* _Requirement_: Pull out the lines from the line containing "Clone this diagram in TikZ." through the line containing "below=0pt of vel]", both lines included, and copy them exactly.

* _Records supplied_:
+-------+

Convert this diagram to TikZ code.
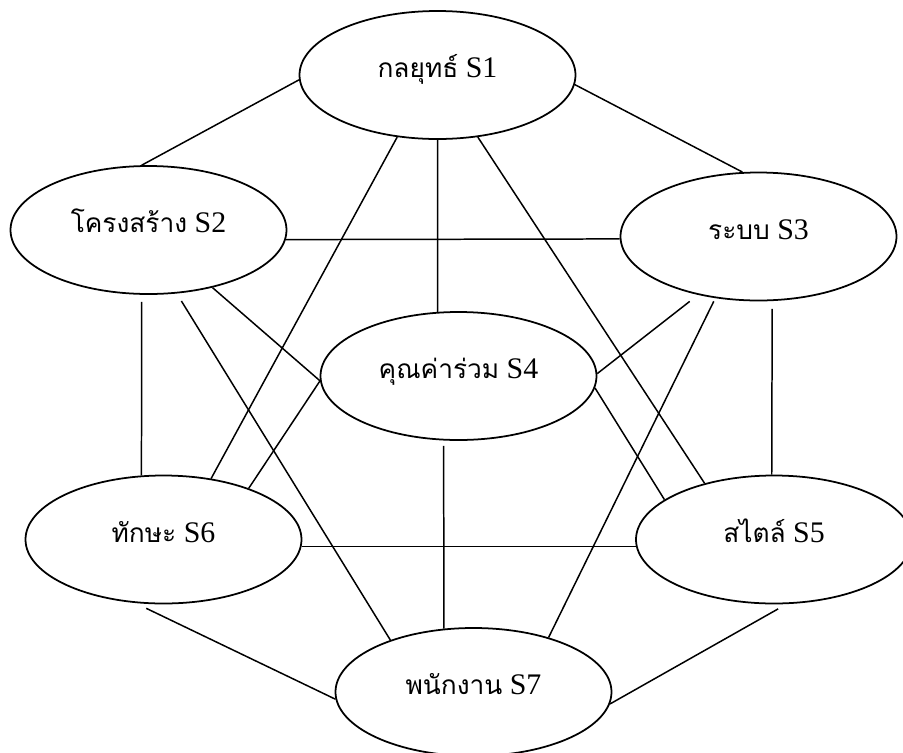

+-------+

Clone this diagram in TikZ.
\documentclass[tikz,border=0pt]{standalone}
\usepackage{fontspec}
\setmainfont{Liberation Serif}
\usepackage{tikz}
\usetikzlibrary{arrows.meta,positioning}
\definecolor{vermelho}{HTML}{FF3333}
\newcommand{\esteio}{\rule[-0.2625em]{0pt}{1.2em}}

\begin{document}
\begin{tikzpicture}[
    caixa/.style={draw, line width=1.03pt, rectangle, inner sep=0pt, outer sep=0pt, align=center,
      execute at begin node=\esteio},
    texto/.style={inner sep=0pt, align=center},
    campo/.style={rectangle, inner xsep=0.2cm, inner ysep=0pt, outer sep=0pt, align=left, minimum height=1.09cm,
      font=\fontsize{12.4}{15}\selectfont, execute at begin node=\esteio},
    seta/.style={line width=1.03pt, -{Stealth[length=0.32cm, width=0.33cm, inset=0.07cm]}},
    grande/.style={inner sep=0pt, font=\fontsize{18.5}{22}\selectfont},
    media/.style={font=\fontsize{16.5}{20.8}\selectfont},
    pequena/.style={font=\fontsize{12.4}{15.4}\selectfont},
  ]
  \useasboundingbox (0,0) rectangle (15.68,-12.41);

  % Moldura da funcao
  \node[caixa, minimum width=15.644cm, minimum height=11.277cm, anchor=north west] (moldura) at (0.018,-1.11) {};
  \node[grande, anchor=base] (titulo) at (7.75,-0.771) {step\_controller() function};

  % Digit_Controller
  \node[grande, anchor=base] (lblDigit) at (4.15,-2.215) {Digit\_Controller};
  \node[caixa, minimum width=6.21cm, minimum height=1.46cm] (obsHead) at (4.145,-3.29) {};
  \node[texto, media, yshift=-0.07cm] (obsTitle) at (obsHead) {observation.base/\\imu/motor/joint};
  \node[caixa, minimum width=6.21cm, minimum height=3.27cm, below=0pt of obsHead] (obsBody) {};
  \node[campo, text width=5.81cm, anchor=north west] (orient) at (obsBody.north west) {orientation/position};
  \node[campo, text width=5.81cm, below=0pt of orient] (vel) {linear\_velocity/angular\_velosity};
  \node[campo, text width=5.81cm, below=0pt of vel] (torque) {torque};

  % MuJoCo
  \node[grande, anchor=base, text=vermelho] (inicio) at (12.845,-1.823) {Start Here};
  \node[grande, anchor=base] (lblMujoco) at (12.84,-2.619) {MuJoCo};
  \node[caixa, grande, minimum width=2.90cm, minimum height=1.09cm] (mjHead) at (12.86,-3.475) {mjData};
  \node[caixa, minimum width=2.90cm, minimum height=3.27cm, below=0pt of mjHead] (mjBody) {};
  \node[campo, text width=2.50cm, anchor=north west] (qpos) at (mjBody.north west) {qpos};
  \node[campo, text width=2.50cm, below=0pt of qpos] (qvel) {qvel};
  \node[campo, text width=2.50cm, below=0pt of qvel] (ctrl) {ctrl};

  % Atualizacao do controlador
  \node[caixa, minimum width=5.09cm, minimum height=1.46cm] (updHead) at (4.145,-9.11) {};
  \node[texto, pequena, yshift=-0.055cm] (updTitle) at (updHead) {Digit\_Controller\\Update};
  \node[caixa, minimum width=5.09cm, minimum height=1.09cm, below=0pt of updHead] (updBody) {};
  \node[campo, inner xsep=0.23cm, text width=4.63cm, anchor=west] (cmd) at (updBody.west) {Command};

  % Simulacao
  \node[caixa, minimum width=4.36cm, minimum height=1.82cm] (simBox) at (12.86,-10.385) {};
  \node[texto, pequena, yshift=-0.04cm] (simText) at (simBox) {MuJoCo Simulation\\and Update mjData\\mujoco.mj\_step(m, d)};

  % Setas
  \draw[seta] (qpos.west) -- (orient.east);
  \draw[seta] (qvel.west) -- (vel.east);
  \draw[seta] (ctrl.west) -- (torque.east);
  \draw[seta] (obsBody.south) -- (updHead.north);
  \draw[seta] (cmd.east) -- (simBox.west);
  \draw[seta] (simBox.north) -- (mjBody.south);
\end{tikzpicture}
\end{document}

+-------+

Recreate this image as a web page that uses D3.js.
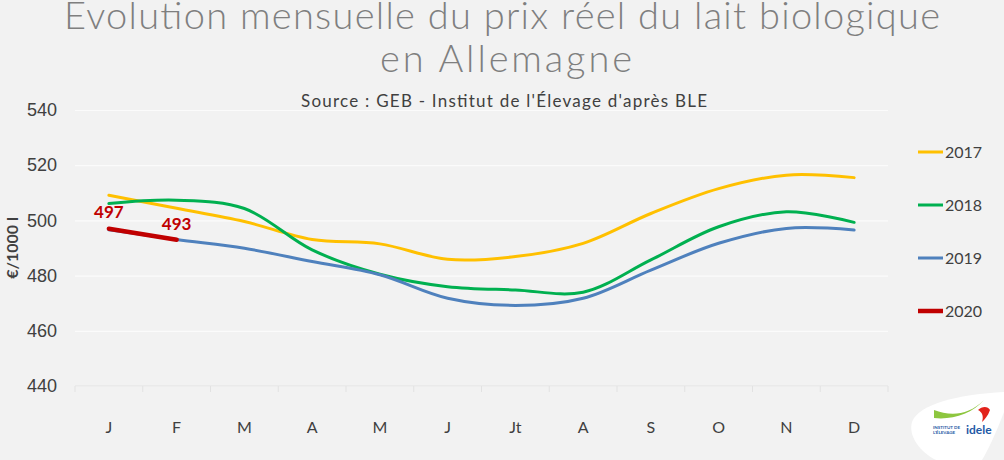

+-------+

* _Written solution_:
Clone this diagram in TikZ.
\documentclass[tikz,border=0pt]{standalone}
\usepackage{fontspec}
\setmainfont{Liberation Serif}
\usepackage{tikz}
\usetikzlibrary{arrows.meta,positioning}
\definecolor{vermelho}{HTML}{FF3333}
\newcommand{\esteio}{\rule[-0.2625em]{0pt}{1.2em}}

\begin{document}
\begin{tikzpicture}[
    caixa/.style={draw, line width=1.03pt, rectangle, inner sep=0pt, outer sep=0pt, align=center,
      execute at begin node=\esteio},
    texto/.style={inner sep=0pt, align=center},
    campo/.style={rectangle, inner xsep=0.2cm, inner ysep=0pt, outer sep=0pt, align=left, minimum height=1.09cm,
      font=\fontsize{12.4}{15}\selectfont, execute at begin node=\esteio},
    seta/.style={line width=1.03pt, -{Stealth[length=0.32cm, width=0.33cm, inset=0.07cm]}},
    grande/.style={inner sep=0pt, font=\fontsize{18.5}{22}\selectfont},
    media/.style={font=\fontsize{16.5}{20.8}\selectfont},
    pequena/.style={font=\fontsize{12.4}{15.4}\selectfont},
  ]
  \useasboundingbox (0,0) rectangle (15.68,-12.41);

  % Moldura da funcao
  \node[caixa, minimum width=15.644cm, minimum height=11.277cm, anchor=north west] (moldura) at (0.018,-1.11) {};
  \node[grande, anchor=base] (titulo) at (7.75,-0.771) {step\_controller() function};

  % Digit_Controller
  \node[grande, anchor=base] (lblDigit) at (4.15,-2.215) {Digit\_Controller};
  \node[caixa, minimum width=6.21cm, minimum height=1.46cm] (obsHead) at (4.145,-3.29) {};
  \node[texto, media, yshift=-0.07cm] (obsTitle) at (obsHead) {observation.base/\\imu/motor/joint};
  \node[caixa, minimum width=6.21cm, minimum height=3.27cm, below=0pt of obsHead] (obsBody) {};
  \node[campo, text width=5.81cm, anchor=north west] (orient) at (obsBody.north west) {orientation/position};
  \node[campo, text width=5.81cm, below=0pt of orient] (vel) {linear\_velocity/angular\_velosity};
  \node[campo, text width=5.81cm, below=0pt of vel] (torque) {torque};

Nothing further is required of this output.